→ CHALLENGE
From the first line of the data below through the line holding "7.7, 7.0, 6.6, 6.2, 2.95]", output each line exactly and leave the pictures out.
---+---
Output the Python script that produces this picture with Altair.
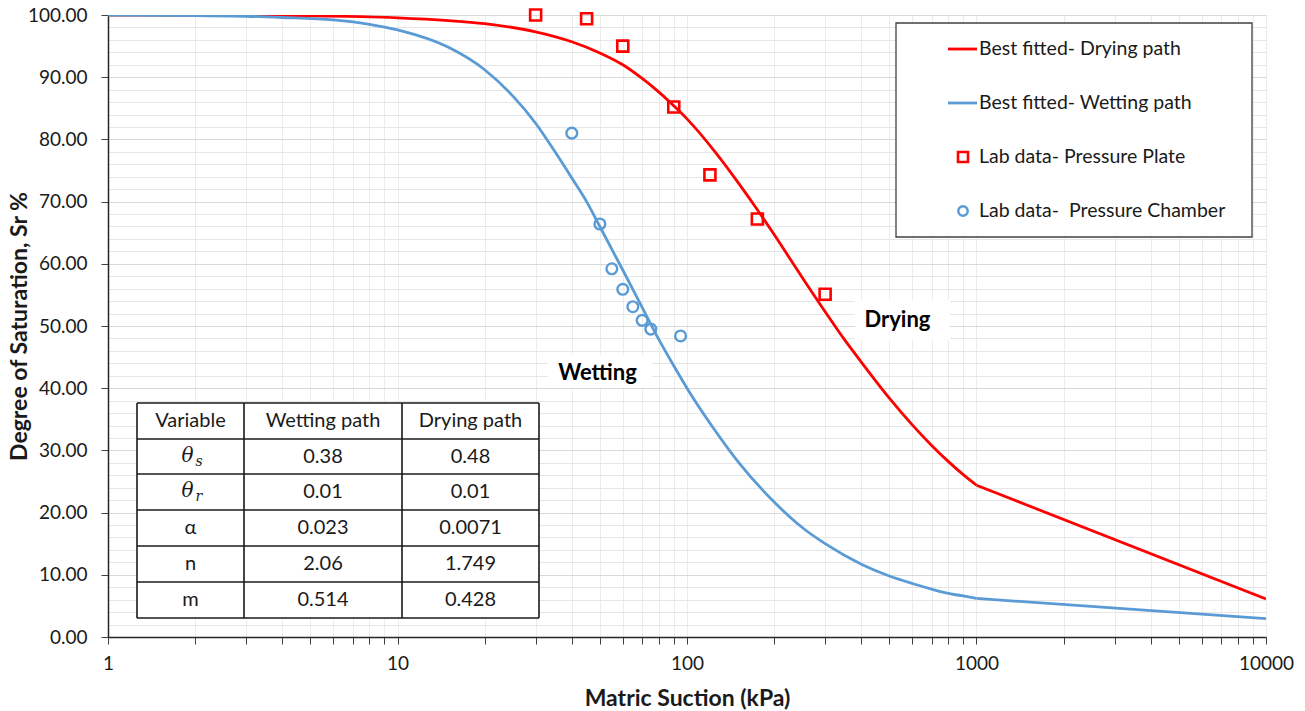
import altair as alt
import pandas as pd

# ---------------- data ----------------
wet_suction = [1, 2, 3, 4, 6, 8, 10, 15, 20, 25, 30, 35, 40, 45, 50, 60, 70, 80, 90, 100,
               125, 150, 200, 250, 300, 400, 500, 600, 700, 800, 900, 1000, 10000]
wet_sr = [100.0, 99.9, 99.8, 99.6, 99.2, 98.5, 97.6, 94.8, 91.2, 87.0, 82.6, 78.0, 73.8, 70.0,
          66.0, 59.0, 53.0, 47.8, 43.6, 40.0, 33.2, 28.2, 21.7, 17.6, 15.0, 11.7, 9.8, 8.6,
          7.7, 7.0, 6.6, 6.2, 2.95]

dry_suction = [1, 2, 5, 10, 15, 20, 30, 40, 50, 60, 70, 80, 90, 100, 125, 150, 175, 200,
               250, 300, 350, 400, 500, 600, 700, 800, 900, 1000, 10000]
dry_sr = [100.0, 99.95, 99.85, 99.55, 99.1, 98.6, 97.3, 95.7, 93.9, 92.0, 89.8, 87.6, 85.4,
          83.3, 78.0, 73.1, 68.7, 64.7, 57.8, 52.3, 47.8, 44.2, 38.4, 34.1, 30.8, 28.2, 26.1,
          24.4, 6.1]

plate_suction = [30, 45, 60, 90, 120, 175, 300]
plate_sr = [100.0, 99.4, 95.0, 85.2, 74.3, 67.2, 55.1]

chamber_suction = [40, 50, 55, 60, 65, 70, 75, 95]
chamber_sr = [81.0, 66.4, 59.2, 55.9, 53.1, 50.9, 49.5, 48.4]

legend_labels = ["Best fitted- Drying path", "Best fitted- Wetting path",
                 "Lab data- Pressure Plate", "Lab data-\u00a0 Pressure Chamber"]

table_header = ["Variable", "Wetting path", "Drying path"]
table_vars = ["θ", "θ", "α", "n", "m"]
table_var_sub = ["s", "r", "", "", ""]
table_wetting = ["0.38", "0.01", "0.023", "2.06", "0.514"]
table_drying = ["0.48", "0.01", "0.0071", "1.749", "0.428"]

annotations = ["Wetting", "Drying"]

# ---------------- layout / style ----------------
FONT = "Lato"
RED = "#FF0000"
BLUE = "#5B9BD5"
PLOT_W, PLOT_H = 1158, 622

x_ticks = [m * 10 ** e for e in range(4) for m in range(1, 10)] + [10000]
y_ticks = list(range(0, 101, 2))

x_scale = alt.Scale(type="log", domain=[1, 10000], nice=False)
y_scale = alt.Scale(domain=[0, 100], nice=False, zero=False)

x_axis = alt.Axis(
    values=x_ticks,
    labelExpr="indexof([1,10,100,1000,10000], datum.value) >= 0 ? format(datum.value, 'd') : ''",
    labelOverlap=False, labelFlush=False, labelBound=False,
    grid=True, gridColor="#ececec", gridWidth=1,
    tickSize=7, tickColor="#404040", labelPadding=10,
    domainColor="#262626", domainWidth=1.5,
    labelFont=FONT, labelFontSize=19, labelColor="#1a1a1a",
    title="Matric Suction (kPa)", titleFont=FONT, titleFontSize=23,
    titleFontWeight="bold", titleColor="#1a1a1a", titlePadding=14,
)
y_axis = alt.Axis(
    values=y_ticks,
    labelExpr="datum.value % 10 == 0 ? format(datum.value, '.2f') : ''",
    labelOverlap=False, labelFlush=False, labelBound=False,
    grid=True,
    gridColor={"condition": {"test": "datum.value % 10 == 0", "value": "#d9d9d9"}, "value": "#e6e6e6"},
    tickOpacity={"condition": {"test": "datum.value % 10 == 0", "value": 1}, "value": 0},
    tickSize=7, tickColor="#404040", labelPadding=14,
    domainColor="#262626", domainWidth=1.5,
    labelFont=FONT, labelFontSize=19, labelColor="#1a1a1a",
    title="Degree of Saturation, Sr %", titleFont=FONT, titleFontSize=23,
    titleFontWeight="bold", titleColor="#1a1a1a",
    titleX=-89, titleY=PLOT_H / 2, titleAngle=270, titleAlign="center", titleBaseline="middle",
)


def X(field):
    return alt.X(f"{field}:Q", scale=x_scale, axis=x_axis)


def Y(field):
    return alt.Y(f"{field}:Q", scale=y_scale, axis=y_axis)


def PX(field):
    return alt.X(f"{field}:Q", scale=None, axis=None)


def PY(field):
    return alt.Y(f"{field}:Q", scale=None, axis=None)


# fitted curves: smooth part up to 1000 kPa, then the straight segment to 10000 kPa
KINK = 1000
wet_df = pd.DataFrame({"suction": wet_suction, "sr": wet_sr})
dry_df = pd.DataFrame({"suction": dry_suction, "sr": dry_sr})
plate_df = pd.DataFrame({"suction": plate_suction, "sr": plate_sr})
chamber_df = pd.DataFrame({"suction": chamber_suction, "sr": chamber_sr})


def curve(df, color):
    smooth = alt.Chart(df[df.suction <= KINK]).mark_line(
        color=color, strokeWidth=2.8, clip=True, interpolate="monotone").encode(
        x=X("suction"), y=Y("sr"))
    tail = alt.Chart(df[df.suction >= KINK]).mark_line(
        color=color, strokeWidth=2.8, clip=True).encode(
        x=X("suction"), y=Y("sr"))
    return smooth, tail


dry_smooth, dry_tail = curve(dry_df, RED)
wet_smooth, wet_tail = curve(wet_df, BLUE)

plate_pts = alt.Chart(plate_df).mark_point(
    shape="square", filled=False, color=RED, size=121, strokeWidth=2.6, opacity=1).encode(
    x=X("suction"), y=Y("sr"))
chamber_pts = alt.Chart(chamber_df).mark_point(
    shape="circle", filled=False, color=BLUE, size=115, strokeWidth=2.4, opacity=1).encode(
    x=X("suction"), y=Y("sr"))

# ---------------- annotations (pixel positions inside plot) ----------------
ann_box = pd.DataFrame({"x": [440, 747], "x2": [544, 842], "y": [340, 285], "y2": [373, 325]})
ann_txt = pd.DataFrame({"x": [489.5, 789.5], "y": [358, 305], "t": annotations})
ann_boxes = alt.Chart(ann_box).mark_rect(fill="white").encode(
    x=PX("x"), x2="x2:Q", y=PY("y"), y2="y2:Q")
ann_text = alt.Chart(ann_txt).mark_text(
    font=FONT, fontSize=22, fontWeight="bold", color="black", baseline="middle", align="center"
).encode(x=PX("x"), y=PY("y"), text="t:N")

# ---------------- parameter table ----------------
col_edges = [29, 136, 294, 431]
row_edges = [388, 424, 459, 495, 531, 567, 603]

segs = []
for r in row_edges:
    segs.append({"x": col_edges[0], "x2": col_edges[-1], "y": r, "y2": r})
for c in col_edges:
    segs.append({"x": c, "x2": c, "y": row_edges[0], "y2": row_edges[-1]})
seg_df = pd.DataFrame(segs)

cells = []
rows = [table_header] + [[v, w, d] for v, w, d in zip(table_vars, table_wetting, table_drying)]
for i, row in enumerate(rows):
    cy = (row_edges[i] + row_edges[i + 1]) / 2
    for j, txt in enumerate(row):
        if i > 0 and j == 0:
            continue
        cx = (col_edges[j] + col_edges[j + 1]) / 2
        cells.append({"x": cx, "y": cy, "t": txt})
cell_df = pd.DataFrame(cells)

var_main, var_sub = [], []
for i, (v, s) in enumerate(zip(table_vars, table_var_sub)):
    cy = (row_edges[i + 1] + row_edges[i + 2]) / 2
    cx = (col_edges[0] + col_edges[1]) / 2
    if s:
        var_main.append({"x": cx - 3, "y": cy - 1, "t": v, "kind": "theta"})
        var_sub.append({"x": cx + 5, "y": cy + 5, "t": s})
    else:
        var_main.append({"x": cx, "y": cy, "t": v, "kind": "plain"})
var_main_df = pd.DataFrame(var_main)
var_sub_df = pd.DataFrame(var_sub)

table_bg = alt.Chart(pd.DataFrame({"a": [0]})).mark_rect(fill="white").encode(
    x=alt.value(col_edges[0]), x2=alt.value(col_edges[-1]),
    y=alt.value(row_edges[0]), y2=alt.value(row_edges[-1]))
table_lines = alt.Chart(seg_df).mark_rule(color="#1a1a1a", strokeWidth=1.6).encode(
    x=PX("x"), x2="x2:Q", y=PY("y"), y2="y2:Q")
table_text = alt.Chart(cell_df).mark_text(
    font=FONT, fontSize=20, color="#1a1a1a", baseline="middle", align="center"
).encode(x=PX("x"), y=PY("y"), text="t:N")
theta_text = alt.Chart(var_main_df[var_main_df.kind == "theta"]).mark_text(
    font="DejaVu Serif", fontSize=20, fontStyle="italic", color="#1a1a1a",
    baseline="middle", align="center"
).encode(x=PX("x"), y=PY("y"), text="t:N")
plain_var_text = alt.Chart(var_main_df[var_main_df.kind == "plain"]).mark_text(
    font=FONT, fontSize=20, color="#1a1a1a", baseline="middle", align="center"
).encode(x=PX("x"), y=PY("y"), text="t:N")
sub_text = alt.Chart(var_sub_df).mark_text(
    font="DejaVu Serif", fontSize=14, fontStyle="italic", color="#1a1a1a",
    baseline="middle", align="left"
).encode(x=PX("x"), y=PY("y"), text="t:N")

# ---------------- legend (drawn) ----------------
LEG_X0, LEG_X1, LEG_Y0, LEG_Y1 = 788, 1144, 8, 222
leg_rows = [34, 88, 142, 196]
leg_box = alt.Chart(pd.DataFrame({"a": [0]})).mark_rect(
    fill="white", stroke="#404040", strokeWidth=1.3).encode(
    x=alt.value(LEG_X0), x2=alt.value(LEG_X1), y=alt.value(LEG_Y0), y2=alt.value(LEG_Y1))
leg_red_line = alt.Chart(pd.DataFrame({"a": [0]})).mark_rule(color=RED, strokeWidth=2.8).encode(
    x=alt.value(840), x2=alt.value(869), y=alt.value(leg_rows[0]))
leg_blue_line = alt.Chart(pd.DataFrame({"a": [0]})).mark_rule(color=BLUE, strokeWidth=2.8).encode(
    x=alt.value(840), x2=alt.value(869), y=alt.value(leg_rows[1]))
leg_square = alt.Chart(pd.DataFrame({"a": [0]})).mark_point(
    shape="square", filled=False, color=RED, size=100, strokeWidth=2.6, opacity=1).encode(
    x=alt.value(855), y=alt.value(leg_rows[2]))
leg_circle = alt.Chart(pd.DataFrame({"a": [0]})).mark_point(
    shape="circle", filled=False, color=BLUE, size=90, strokeWidth=2.4, opacity=1).encode(
    x=alt.value(855), y=alt.value(leg_rows[3]))
leg_text = alt.Chart(pd.DataFrame({"x": [871] * 4, "y": leg_rows, "t": legend_labels})).mark_text(
    font=FONT, fontSize=19.5, color="#1a1a1a", baseline="middle", align="left"
).encode(x=PX("x"), y=PY("y"), text="t:N")

chart = alt.layer(
    dry_smooth, dry_tail, wet_smooth, wet_tail,
    ann_boxes, ann_text,
    table_bg, table_lines, table_text, theta_text, plain_var_text, sub_text,
    plate_pts, chamber_pts,
    leg_box, leg_red_line, leg_blue_line, leg_square, leg_circle, leg_text,
).properties(
    width=PLOT_W, height=PLOT_H,
    autosize=alt.AutoSizeParams(type="none"),
    padding={"left": 108, "top": 15, "right": 39, "bottom": 74},
).configure_view(
    stroke="#7f7f7f", strokeWidth=1.5
).configure(background="white")

chart.save("out.html", embed_options={"renderer": "svg", "actions": False})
---+---
→ EXPECTED OUTPUT
Output the Python script that produces this picture with Altair.
import altair as alt
import pandas as pd

# ---------------- data ----------------
wet_suction = [1, 2, 3, 4, 6, 8, 10, 15, 20, 25, 30, 35, 40, 45, 50, 60, 70, 80, 90, 100,
               125, 150, 200, 250, 300, 400, 500, 600, 700, 800, 900, 1000, 10000]
wet_sr = [100.0, 99.9, 99.8, 99.6, 99.2, 98.5, 97.6, 94.8, 91.2, 87.0, 82.6, 78.0, 73.8, 70.0,
          66.0, 59.0, 53.0, 47.8, 43.6, 40.0, 33.2, 28.2, 21.7, 17.6, 15.0, 11.7, 9.8, 8.6,
          7.7, 7.0, 6.6, 6.2, 2.95]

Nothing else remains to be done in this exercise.